El auténtico autor de Cantos Especiosos

Ricardo Mena

 

La lápida se mostró acechante: “Aquí yace el cuerpo de Lorenzo Robredo Tomares. 1976-2006. D.E.P.” Nacía de un sendero sinuoso y lúgubre, tras unos insinuantes helechos olvidados; la lápida parecía abandonada, pues había sido sitiada por las raíces de un eléboro triunfante que la cubría con una decrepitud desoladora. De súbito, la lluvia se desplomó sobre el cementerio. Era la hora justa para saldar cuentas con la injuria: había hallado la tumba de Robredo.

Lorenzo Robredo fue el único instigador de sus vigilias. En su juventud fue salteador de las mareas estivales, a las cuales robó su sal para escribir en las dunas los más bellos epítomes enamorados. Como del tallo cortado de la amapola nada inferían sus allegados, Robredo compuso Las Indefensas, su primera tentativa poética. En aquellos cuarenta poemas lloró con valentía el destino inane que se depara a estas vírgenes escarlatas, a estas nínfulas de los valles. Del amor explicaba en su prefacio que consistía en “la fugaz pugna de la naturaleza individual por idealizarse; por detener, siquiera por un fútil instante, la maquinaria del Universo en eterno movimiento”; de los celos dejó escrito en el poema I “que estaban hechos del cristal del viento, pues herían siendo invisibles”; en el poema VII dejó proclamado que la muerte de la amapola “atragantaba de iniquidad a la sangrienta luna menguante”. Aquella expresión la tomó prestada, años más tarde, el poeta Rosendo Rosales en su poema Mordaz Marea, publicado en el número 58 de la revista Esencias de Alicante dirigida por doña Leonor Rico. Como todo poeta genuino, Robredo fue capaz de cosificar los sentimientos suministrados por la memoria en su lucha por pensar, en su combate por parar el tiempo en el papel; la crítica no se lo concede, pero soy de la opinión de que logró amplificar el eco reverberante de su ambiente al hipostasiarlo, al elevarlo a la categoría de Idea platónica.

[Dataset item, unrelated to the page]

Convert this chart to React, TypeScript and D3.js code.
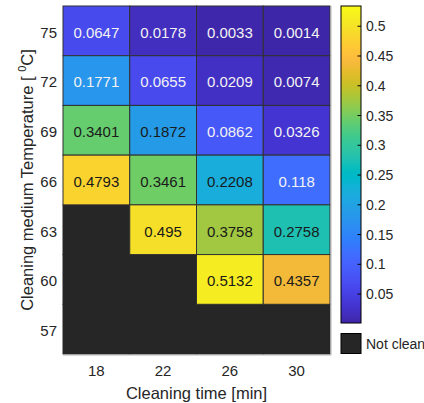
import React from 'react';
import * as d3 from 'd3';

// rows top to bottom, columns left to right; null = not clean
const temps = [75, 72, 69, 66, 63, 60, 57];
const times = [18, 22, 26, 30];
const values: (number | null)[][] = [
  [0.0647, 0.0178, 0.0033, 0.0014],
  [0.1771, 0.0655, 0.0209, 0.0074],
  [0.3401, 0.1872, 0.0862, 0.0326],
  [0.4793, 0.3461, 0.2208, 0.118],
  [null, 0.495, 0.3758, 0.2758],
  [null, null, 0.5132, 0.4357],
  [null, null, null, null],
];
const colorTicks = [0.05, 0.1, 0.15, 0.2, 0.25, 0.3, 0.35, 0.4, 0.45, 0.5];
const colorLimits = [0.0014, 0.534];

// matlab parula, 64 entries
const parulaRGB = [
  [0.2422, 0.1504, 0.6603], [0.2504, 0.1650, 0.7076], [0.2578, 0.1818, 0.7511], [0.2647, 0.1978, 0.7952],
  [0.2706, 0.2147, 0.8364], [0.2751, 0.2342, 0.8710], [0.2783, 0.2559, 0.8991], [0.2803, 0.2782, 0.9221],
  [0.2813, 0.3006, 0.9414], [0.2810, 0.3228, 0.9579], [0.2795, 0.3447, 0.9717], [0.2760, 0.3667, 0.9829],
  [0.2699, 0.3892, 0.9906], [0.2602, 0.4123, 0.9952], [0.2440, 0.4358, 0.9988], [0.2206, 0.4603, 0.9973],
  [0.1963, 0.4847, 0.9892], [0.1834, 0.5074, 0.9798], [0.1786, 0.5289, 0.9682], [0.1764, 0.5499, 0.9520],
  [0.1687, 0.5703, 0.9359], [0.1540, 0.5902, 0.9218], [0.1460, 0.6091, 0.9079], [0.1380, 0.6276, 0.8973],
  [0.1248, 0.6459, 0.8883], [0.1113, 0.6635, 0.8763], [0.0952, 0.6798, 0.8598], [0.0689, 0.6948, 0.8394],
  [0.0297, 0.7082, 0.8163], [0.0036, 0.7203, 0.7917], [0.0067, 0.7312, 0.7660], [0.0433, 0.7411, 0.7394],
  [0.0964, 0.7500, 0.7120], [0.1408, 0.7584, 0.6842], [0.1717, 0.7670, 0.6554], [0.1938, 0.7758, 0.6251],
  [0.2161, 0.7843, 0.5923], [0.2470, 0.7918, 0.5567], [0.2906, 0.7973, 0.5188], [0.3406, 0.8008, 0.4789],
  [0.3909, 0.8029, 0.4354], [0.4456, 0.8024, 0.3909], [0.5044, 0.7993, 0.3480], [0.5616, 0.7942, 0.3045],
  [0.6174, 0.7876, 0.2612], [0.6720, 0.7793, 0.2227], [0.7242, 0.7698, 0.1910], [0.7738, 0.7598, 0.1646],
  [0.8203, 0.7498, 0.1535], [0.8634, 0.7406, 0.1596], [0.9035, 0.7330, 0.1774], [0.9393, 0.7288, 0.2100],
  [0.9728, 0.7298, 0.2394], [0.9956, 0.7434, 0.2371], [0.9970, 0.7659, 0.2199], [0.9952, 0.7893, 0.2028],
  [0.9892, 0.8136, 0.1885], [0.9786, 0.8386, 0.1766], [0.9676, 0.8639, 0.1643], [0.9610, 0.8890, 0.1537],
  [0.9597, 0.9135, 0.1423], [0.9628, 0.9373, 0.1265], [0.9691, 0.9606, 0.1064], [0.9769, 0.9839, 0.0805],
];
const parula = parulaRGB.map(c => d3.rgb(c[0] * 255, c[1] * 255, c[2] * 255).formatHex());

const parulaInterp = d3.piecewise(d3.interpolateRgb, parula);
const color = d3.scaleSequential(parulaInterp).domain(colorLimits as [number, number]).clamp(true);

const font = 'Liberation Sans, Arial, Helvetica, sans-serif';

export default function App() {
  const W = 424, H = 403;
  const x = d3.scaleBand<number>().domain(times).range([63, 330]);
  const y = d3.scaleBand<number>().domain(temps).range([6, 354]);
  const cb = { x: 341, w: 20, top: 6, bottom: 323 };
  const cy = d3.scaleLinear().domain(colorLimits).range([cb.bottom, cb.top]);
  const stops = d3.range(0, 1.0001, 1 / 63);

  const cells = temps.flatMap((temp, r) => times.map((tm, c) => ({ temp, tm, v: values[r][c] })));

  return (
    <svg width={W} height={H} style={{ position: 'absolute', left: 0, top: 0 }} fontFamily={font}>
      <defs>
        <linearGradient id="cbar" x1="0" y1="1" x2="0" y2="0">
          {stops.map((t, i) => (
            <stop key={i} offset={t} stopColor={parulaInterp(t)} />
          ))}
        </linearGradient>
      </defs>
      <rect width={W} height={H} fill="#fff" />

      {/* not clean cells first, no inner lines */}
      {cells.filter(d => d.v == null).map(d => (
        <rect key={`n${d.temp}-${d.tm}`} x={x(d.tm)! - 0.5} y={y(d.temp)! - 0.5}
          width={x.bandwidth() + 1} height={y.bandwidth() + 1} fill="#262626" />
      ))}
      {cells.filter(d => d.v != null).map(d => (
        <rect key={`c${d.temp}-${d.tm}`} x={x(d.tm)} y={y(d.temp)} width={x.bandwidth()} height={y.bandwidth()}
          fill={color(d.v!)} stroke="#303030" strokeWidth={1} />
      ))}
      {cells.filter(d => d.v != null).map(d => (
        <text key={`t${d.temp}-${d.tm}`} x={x(d.tm)! + x.bandwidth() / 2} y={y(d.temp)! + y.bandwidth() / 2 + 6.8}
          textAnchor="middle" fontSize={15} fill={d.v! < 0.18 ? '#f2f2f2' : '#1a1a1a'}>
          {String(d.v)}
        </text>
      ))}
      <line x1={331} x2={331} y1={6} y2={355} stroke="#b4b4b4" />
      <line x1={63} x2={331} y1={355} y2={355} stroke="#b4b4b4" />

      {/* axes ticks */}
      {temps.map(t => (
        <text key={`yt${t}`} x={57} y={y(t)! + y.bandwidth() / 2 + 6.8} textAnchor="end" fontSize={15} fill="#262626">{t}</text>
      ))}
      {times.map(t => (
        <text key={`xt${t}`} x={x(t)! + x.bandwidth() / 2} y={375.7} textAnchor="middle" fontSize={15} fill="#262626">{t}</text>
      ))}
      <text x={196.5} y={398.5} textAnchor="middle" fontSize={16.5} fill="#262626">Cleaning time [min]</text>
      <text transform="translate(33,180) rotate(-90)" textAnchor="middle" fontSize={16.5} fill="#262626">
        Cleaning medium Temperature [ <tspan fontSize={11} dy={-7}>0</tspan><tspan dy={7}>C]</tspan>
      </text>

      {/* colorbar */}
      <rect x={cb.x} y={cb.top} width={cb.w} height={cb.bottom - cb.top} fill="url(#cbar)" stroke="#000" strokeWidth={1} />
      {colorTicks.map(t => (
        <g key={`ct${t}`}>
          <line x1={cb.x + cb.w - 3.5} x2={cb.x + cb.w} y1={cy(t)} y2={cy(t)} stroke="#000" />
          <text x={366} y={cy(t) + 5} fontSize={14} fill="#262626">{String(t)}</text>
        </g>
      ))}

      {/* not clean legend */}
      <rect x={cb.x} y={333.5} width={cb.w} height={20} fill="#262626" stroke="#000" />
      <text x={366} y={348.5} fontSize={14} fill="#262626">Not clean</text>
    </svg>
  );
}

Compuso Cantos en los Mares junto a las minoicas playas de Cádiz. Al albur de la caridad que los lugareños tenían para con aquel extraño mendigo, nuestro poeta arrastró su llama por aquel lago de lágrimas titánicas. En esta segunda obra cantó a las gaviotas, “solitarias centinelas encrespadas y soberbias, testigos de la erosión de los mares”; “a esa arena de la playa traída por el viento de las derruidas pirámides de Egipto” dio nombre; a cada grano, a cada puñado de arena, a cada duna entonó y cantó su fidelidad imperecedera; lloró en la soledad de lo profundo, con el espíritu inflamado por el Céfiro, atragantándose en la inmensidad de los crepúsculos incendiados. Hoy en día, la gente recuerda de Cantos en los Mares aquella metáfora del alba tan discutida por la crítica en torno a su originalidad: “Ola de fuego que prende en los líquidos campos tridentinos”. Yo corroboro que es de Robredo sin ambages. Recaló, en sus últimos años, en Alicante; en aquella iluminada tierra compiló sus experiencias en la que se considera por algunos pocos (muy pocos, tan sólo uno) su gran obra: Cantos en las Dunas. Este poemario, no obstante, apareció intitulado como Cantos Especiosos, título bastardamente escrito por la pluma del funesto librero al que Robredo entregó su última obra, don Bonifacio Saltón. Robredo, antes de fallecer, había presagiado que “todo amor reside en la entrega de nuestros bienes, de que todo lo que se posee, se pierde.” Bonifacio Saltón, aterido por semejante joya poética, editó el libro haciéndolo pasar de su autoría, apropiándose del genio de aquel espectral visitante.

Bajo la lluvia, Bonifacio pidió perdón a la lápida restallante: se reconoció deleznable, absurdo, un auténtico impostor de la palabra herida.

Yo soy Bonifacio. Os suplico me concedáis tan sólo esto antes de que me clave este puñal en el pecho frente a la tumba del genio: que fue el poder de la belleza el que me hizo el reo más abyecto de esta tierra. La fama que tengo no me sirve; tan sólo la sangre en la lápida y la carta que contienen estas confesiones, servirán para testar que fui un fraude.